Associate Justice of the Supreme Court of Justice of the Nation
- Incumbent
- Assumed office 1 September 2025
- Preceded by: Seat established

Personal details
- Born: Hugo Aguilar Ortiz 1 April 1973 (age 53) Villa Guadalupe Victoria, San Miguel El Grande, Oaxaca, Mexico
- Education: Benito Juárez Autonomous University of Oaxaca (LLB)

= Hugo Aguilar Ortiz =

President of the Supreme Court of Justice of the Nation of Mexico since 2025

Hugo Aguilar Ortiz (born 1 April 1973) is a Mexican lawyer of Mixtec heritage. A native of the state of Oaxaca, he is the President of the Supreme Court of Justice of the Nation after the 2025 Mexican judicial elections of 1 June 2025.

==Professional career==
Hugo Aguilar Ortiz was born in Villa Guadalupe Victoria, in the Oaxacan municipality of San Miguel El Grande, in 1973. He holds a law degree from the Benito Juárez Autonomous University of Oaxaca (UABJO).

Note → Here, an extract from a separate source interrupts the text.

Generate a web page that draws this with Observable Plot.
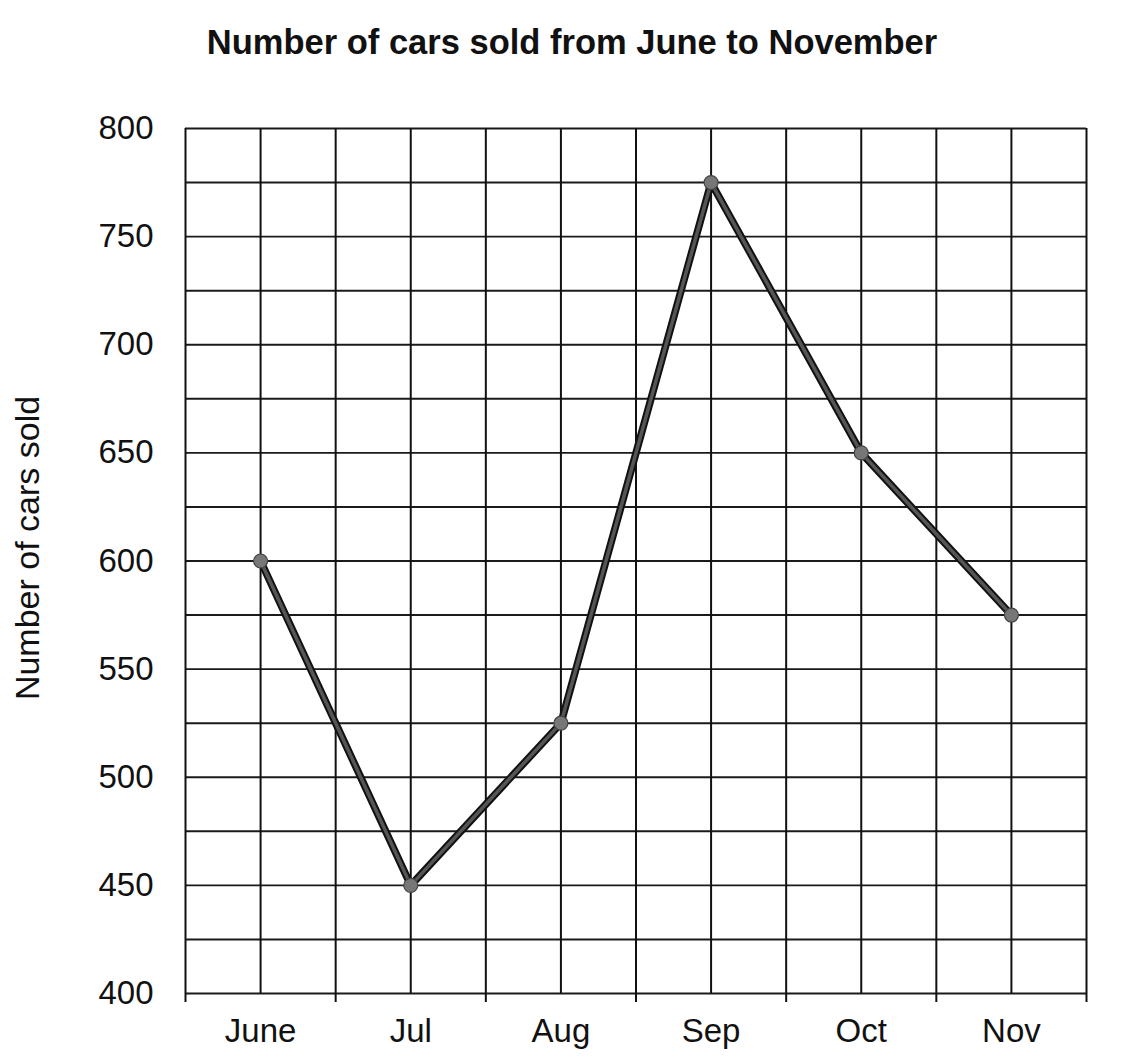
<!DOCTYPE html>
<html>
<head>
<meta charset="utf-8">
<script src="https://cdn.jsdelivr.net/npm/d3@7"></script>
<script src="https://cdn.jsdelivr.net/npm/@observablehq/plot@0.6"></script>
<style>
  html, body { margin: 0; padding: 0; background: #fff; }
  #title { height: 80px; width: 1144px; display: flex; align-items: center; justify-content: center;
           font-family: "Liberation Sans", Arial, sans-serif; font-weight: bold; font-size: 34.5px; color: #111; padding-top: 4px; box-sizing: border-box; }
</style>
</head>
<body>
<div id="title">Number of cars sold from June to November</div>
<div id="chart"></div>
<script>
const months = ["June", "Jul", "Aug", "Sep", "Oct", "Nov"];
const carsSold = [600, 450, 525, 775, 650, 575];
const yTicks = [400, 450, 500, 550, 600, 650, 700, 750, 800];
const yGrid = d3.range(400, 801, 25);
const xGrid = d3.range(0, 6.01, 0.5);
const xEdges = d3.range(0, 7, 1);

const data = months.map((m, i) => ({month: m, pos: i + 0.5, value: carsSold[i]}));

const chart = Plot.plot({
  width: 1144,
  height: 982,
  marginTop: 48,
  marginLeft: 185,
  marginRight: 58,
  marginBottom: 69,
  style: {fontFamily: "'Liberation Sans', Arial, sans-serif", fontSize: "33px", color: "#111", background: "#fff"},
  x: {type: "linear", domain: [0, 6]},
  y: {domain: [400, 800]},
  marks: [
    Plot.ruleY(yGrid, {stroke: "#1a1a1a", strokeWidth: 1.9}),
    Plot.ruleX(xGrid, {stroke: "#111", strokeWidth: 2}),
    Plot.axisY(yTicks, {tickSize: 0, tickPadding: 32, fontSize: 33, label: null}),
    Plot.axisX(xEdges, {tickSize: 9, tickFormat: () => "", label: null, stroke: "#111", strokeWidth: 2}),
    Plot.axisX(data.map(d => d.pos), {tickSize: 0, tickPadding: 25, fontSize: 33, label: null,
      tickFormat: (d) => months[Math.round(d - 0.5)]}),
    Plot.text(["Number of cars sold"], {frameAnchor: "left", textAnchor: "middle", dx: -157, dy: -13, rotate: -90, fontSize: 34, fill: "#111"}),
    Plot.line(data, {x: "pos", y: "value", stroke: "#111", strokeWidth: 7.5}),
    Plot.line(data, {x: "pos", y: "value", stroke: "#555", strokeWidth: 3.5}),
    Plot.dot(data, {x: "pos", y: "value", r: 7, fill: "#777", stroke: "#444", strokeWidth: 1.2})
  ]
});
document.getElementById("chart").appendChild(chart);
</script>
</body>
</html>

In 1996, he was a member of the advisory panel that assisted the Zapatista Army of National Liberation (EZLN) in drafting a series of constitutional amendments on indigenous rights. In 2007–2008, he served as a consultant with the Mexico office of the Office of the United Nations High Commissioner for Human Rights (OHCHR) on issues related to Indigenous peoples' lands, territories, and natural resources. He has worked as the coordinator for indigenous rights at the National Institute of Indigenous Peoples (INPI) since 2018.

Aguilar Ortiz was nominated by the federal executive to contend in the judicial elections held on 1 June 2025. He received the highest number of votes cast among the 64 candidates competing for seats on the Supreme Court of Justice of the Nation (SCJN) and became the Supreme Court's next president (chief justice), replacing Norma Piña Hernández.

Hugo Aguilar has faced the rejection of indigenous peoples who point him out for bureaucratizing and legitimizing adverse possession or squatting, imposing the Fourth Transformation regime's megaprojects and silencing victims of harassment.